● DATA FOR THE TASK
*****

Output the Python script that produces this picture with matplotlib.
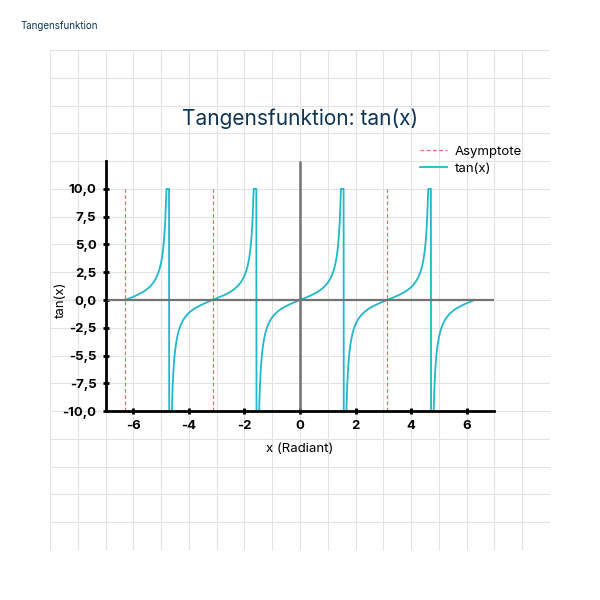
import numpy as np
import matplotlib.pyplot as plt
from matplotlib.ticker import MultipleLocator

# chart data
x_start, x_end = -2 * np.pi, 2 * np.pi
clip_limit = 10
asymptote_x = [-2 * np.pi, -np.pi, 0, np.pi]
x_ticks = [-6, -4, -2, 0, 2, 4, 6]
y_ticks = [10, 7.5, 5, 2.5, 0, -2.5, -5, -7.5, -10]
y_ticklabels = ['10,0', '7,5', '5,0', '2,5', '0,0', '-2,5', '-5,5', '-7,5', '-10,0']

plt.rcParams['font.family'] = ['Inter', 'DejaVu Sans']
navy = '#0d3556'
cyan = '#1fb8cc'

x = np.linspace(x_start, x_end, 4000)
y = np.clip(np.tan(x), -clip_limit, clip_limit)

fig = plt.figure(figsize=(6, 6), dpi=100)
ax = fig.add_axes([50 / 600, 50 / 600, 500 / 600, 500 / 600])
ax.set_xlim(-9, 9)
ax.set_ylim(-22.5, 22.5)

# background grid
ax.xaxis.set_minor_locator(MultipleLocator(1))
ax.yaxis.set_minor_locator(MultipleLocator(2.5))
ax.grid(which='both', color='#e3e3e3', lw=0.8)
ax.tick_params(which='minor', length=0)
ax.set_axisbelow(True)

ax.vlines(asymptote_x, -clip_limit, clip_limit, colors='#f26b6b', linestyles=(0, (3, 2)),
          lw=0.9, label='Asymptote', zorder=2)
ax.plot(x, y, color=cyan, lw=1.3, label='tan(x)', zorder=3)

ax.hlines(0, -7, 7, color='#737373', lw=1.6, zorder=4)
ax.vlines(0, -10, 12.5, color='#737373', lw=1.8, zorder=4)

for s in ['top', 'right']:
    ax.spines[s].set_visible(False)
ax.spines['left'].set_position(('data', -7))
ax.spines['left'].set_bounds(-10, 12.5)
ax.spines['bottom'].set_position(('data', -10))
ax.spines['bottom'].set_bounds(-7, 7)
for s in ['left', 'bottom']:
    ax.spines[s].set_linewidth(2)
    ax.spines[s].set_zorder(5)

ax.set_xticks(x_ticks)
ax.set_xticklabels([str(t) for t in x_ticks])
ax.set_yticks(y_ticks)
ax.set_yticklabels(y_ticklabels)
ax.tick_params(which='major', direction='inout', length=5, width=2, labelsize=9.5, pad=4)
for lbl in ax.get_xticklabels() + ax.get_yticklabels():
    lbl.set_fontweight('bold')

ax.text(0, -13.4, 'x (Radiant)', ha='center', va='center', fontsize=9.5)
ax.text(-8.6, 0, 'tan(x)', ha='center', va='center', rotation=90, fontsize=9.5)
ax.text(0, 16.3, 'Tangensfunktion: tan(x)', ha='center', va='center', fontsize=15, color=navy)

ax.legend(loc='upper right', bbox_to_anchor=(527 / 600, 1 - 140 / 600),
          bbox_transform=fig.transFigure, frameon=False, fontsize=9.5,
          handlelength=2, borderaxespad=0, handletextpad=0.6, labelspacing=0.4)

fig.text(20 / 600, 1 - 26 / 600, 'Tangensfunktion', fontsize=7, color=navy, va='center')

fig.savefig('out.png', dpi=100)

*****

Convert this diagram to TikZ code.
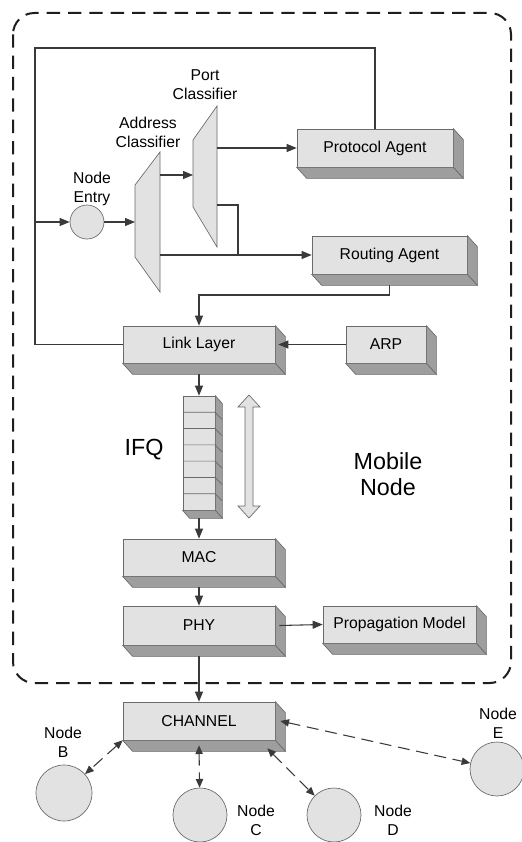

*****

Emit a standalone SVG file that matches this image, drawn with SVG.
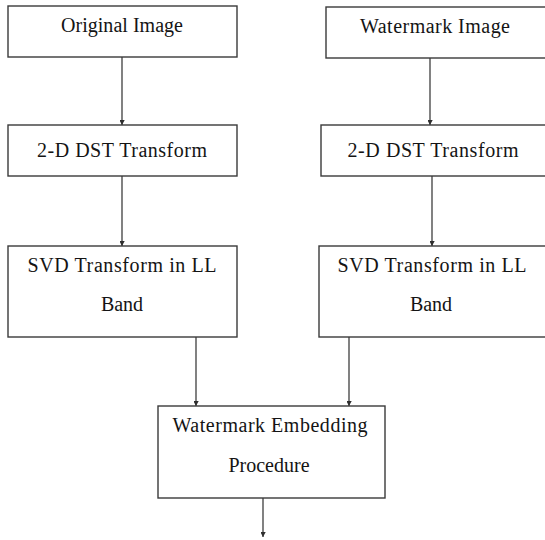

*****

● EXERCISE DESCRIPTION
Restate word for word the lines that begin at the one with "Output the Python" and end at the one with "y = np.clip(np.tan(x), -clip_limit, clip_limit)", including both, and leave every picture aside.

● RESPONSE TO THIS TASK
Output the Python script that produces this picture with matplotlib.
import numpy as np
import matplotlib.pyplot as plt
from matplotlib.ticker import MultipleLocator

# chart data
x_start, x_end = -2 * np.pi, 2 * np.pi
clip_limit = 10
asymptote_x = [-2 * np.pi, -np.pi, 0, np.pi]
x_ticks = [-6, -4, -2, 0, 2, 4, 6]
y_ticks = [10, 7.5, 5, 2.5, 0, -2.5, -5, -7.5, -10]
y_ticklabels = ['10,0', '7,5', '5,0', '2,5', '0,0', '-2,5', '-5,5', '-7,5', '-10,0']

plt.rcParams['font.family'] = ['Inter', 'DejaVu Sans']
navy = '#0d3556'
cyan = '#1fb8cc'

x = np.linspace(x_start, x_end, 4000)
y = np.clip(np.tan(x), -clip_limit, clip_limit)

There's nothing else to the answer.